The Sixth Amendment adds the New Borrowers as borrowers under the Amended and Restated Loan and Security Agreement and as security for their obligations under the Amended and Restated Loan and Security Agreement, the New Borrowers granted the Lenders a first priority security interest on substantially all of their assets, including intellectual property, subject to certain exceptions. The Sixth Amendment also updates certain negative covenants and definitions.
The foregoing description of the Sixth Amendment does not purport to be complete and is qualified in its entirety by reference to the full text of the Sixth Amendment, a copy of which is attached hereto as Exhibit 10.1 and is incorporated herein by reference.
Second Supplemental Indenture
In connection with the completion of the Transactions, on October 5, 2021, Xeris, Xeris Holdco, as guarantor, and U.S. Bank National Association (the “Trustee”) entered into that certain Second Supplemental Indenture (the “Second Supplemental Indenture”) to the Indenture, dated as of June 30, 2020 (the “Base Indenture” and, together with that certain First Supplemental Indenture, dated as of June 30, 2020, and the Second Supplemental Indenture, the “Indenture”), by and between Xeris and the Trustee, relating to Xeris’ 5.00% Convertible Senior Notes due 2025 (the “Notes”).

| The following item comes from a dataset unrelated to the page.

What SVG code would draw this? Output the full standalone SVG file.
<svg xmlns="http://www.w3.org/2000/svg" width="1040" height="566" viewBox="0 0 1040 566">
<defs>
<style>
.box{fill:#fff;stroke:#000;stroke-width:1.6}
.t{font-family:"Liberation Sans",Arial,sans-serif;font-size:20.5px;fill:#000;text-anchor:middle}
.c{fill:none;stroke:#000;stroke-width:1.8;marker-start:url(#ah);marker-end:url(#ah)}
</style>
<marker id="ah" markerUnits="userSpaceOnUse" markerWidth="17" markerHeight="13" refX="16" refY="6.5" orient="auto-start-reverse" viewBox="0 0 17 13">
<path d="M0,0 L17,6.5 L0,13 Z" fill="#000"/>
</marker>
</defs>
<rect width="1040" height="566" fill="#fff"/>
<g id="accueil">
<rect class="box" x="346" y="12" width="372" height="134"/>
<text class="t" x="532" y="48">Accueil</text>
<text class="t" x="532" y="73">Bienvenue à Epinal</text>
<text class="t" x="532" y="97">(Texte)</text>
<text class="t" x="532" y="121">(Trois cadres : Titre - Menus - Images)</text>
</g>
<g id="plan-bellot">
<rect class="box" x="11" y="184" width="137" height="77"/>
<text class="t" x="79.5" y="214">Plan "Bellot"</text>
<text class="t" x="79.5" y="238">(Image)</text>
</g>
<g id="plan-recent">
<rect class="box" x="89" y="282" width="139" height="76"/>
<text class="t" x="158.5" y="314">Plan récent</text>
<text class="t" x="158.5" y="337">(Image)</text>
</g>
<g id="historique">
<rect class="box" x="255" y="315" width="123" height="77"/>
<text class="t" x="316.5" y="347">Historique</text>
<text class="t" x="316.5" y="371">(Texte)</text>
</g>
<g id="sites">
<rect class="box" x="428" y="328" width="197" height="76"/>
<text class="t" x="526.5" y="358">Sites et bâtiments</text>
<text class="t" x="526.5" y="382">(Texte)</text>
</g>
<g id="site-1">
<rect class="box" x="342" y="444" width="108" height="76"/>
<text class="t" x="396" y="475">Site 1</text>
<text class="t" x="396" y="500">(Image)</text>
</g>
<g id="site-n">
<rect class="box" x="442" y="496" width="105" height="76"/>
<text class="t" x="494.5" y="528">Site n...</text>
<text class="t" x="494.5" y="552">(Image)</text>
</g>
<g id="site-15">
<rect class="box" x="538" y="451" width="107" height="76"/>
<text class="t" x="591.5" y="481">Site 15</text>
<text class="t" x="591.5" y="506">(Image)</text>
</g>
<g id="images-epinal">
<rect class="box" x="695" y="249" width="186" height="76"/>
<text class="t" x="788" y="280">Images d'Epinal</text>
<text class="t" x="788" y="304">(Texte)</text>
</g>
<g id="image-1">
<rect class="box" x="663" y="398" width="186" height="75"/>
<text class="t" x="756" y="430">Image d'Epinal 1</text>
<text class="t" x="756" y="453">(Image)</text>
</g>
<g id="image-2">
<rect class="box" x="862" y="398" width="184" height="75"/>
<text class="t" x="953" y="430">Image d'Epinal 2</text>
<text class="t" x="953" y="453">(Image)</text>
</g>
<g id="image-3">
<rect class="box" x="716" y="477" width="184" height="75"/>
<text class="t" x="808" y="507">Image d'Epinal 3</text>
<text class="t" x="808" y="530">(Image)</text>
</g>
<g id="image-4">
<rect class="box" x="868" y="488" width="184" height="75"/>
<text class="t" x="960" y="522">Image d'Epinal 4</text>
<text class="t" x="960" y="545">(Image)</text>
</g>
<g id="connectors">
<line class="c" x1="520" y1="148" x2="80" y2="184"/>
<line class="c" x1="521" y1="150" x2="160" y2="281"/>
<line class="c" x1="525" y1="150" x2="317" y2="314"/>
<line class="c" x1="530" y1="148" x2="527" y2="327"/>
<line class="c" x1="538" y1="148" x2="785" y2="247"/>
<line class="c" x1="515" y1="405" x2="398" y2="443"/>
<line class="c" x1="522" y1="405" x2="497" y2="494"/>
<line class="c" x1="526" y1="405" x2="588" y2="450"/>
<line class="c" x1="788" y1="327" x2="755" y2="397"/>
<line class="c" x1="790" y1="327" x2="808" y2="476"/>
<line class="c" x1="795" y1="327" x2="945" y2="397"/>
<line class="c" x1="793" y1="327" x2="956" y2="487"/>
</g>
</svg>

As a result of the Transactions, and pursuant to the Second Supplemental Indenture, the Notes are no longer convertible into shares of common stock of Xeris. Instead, subject to the terms and conditions of the Indenture, the Notes will be exchangeable into cash and shares of common stock of Xeris Holdco (“Xeris Holdco Common Stock”) in proportion to the transaction consideration payable pursuant to the Transaction Agreement, and the “Reference Property” provisions in the Indenture. As a result, as of the date of this Current Report on Form 8-K and subject to the terms and conditions of the Indenture, the Notes are exchangeable into 326.7974 shares of Xeris Holdco Common Stock per $1,000 principal amount of Notes.
Pursuant to the Second Supplemental Indenture, Xeris Holdco agreed to guarantee (x) the full and punctual payment when due of all monetary obligations of Xeris under the Indenture and (y) the full and punctual performance within applicable grace periods of all other obligations of Xeris under the Indenture.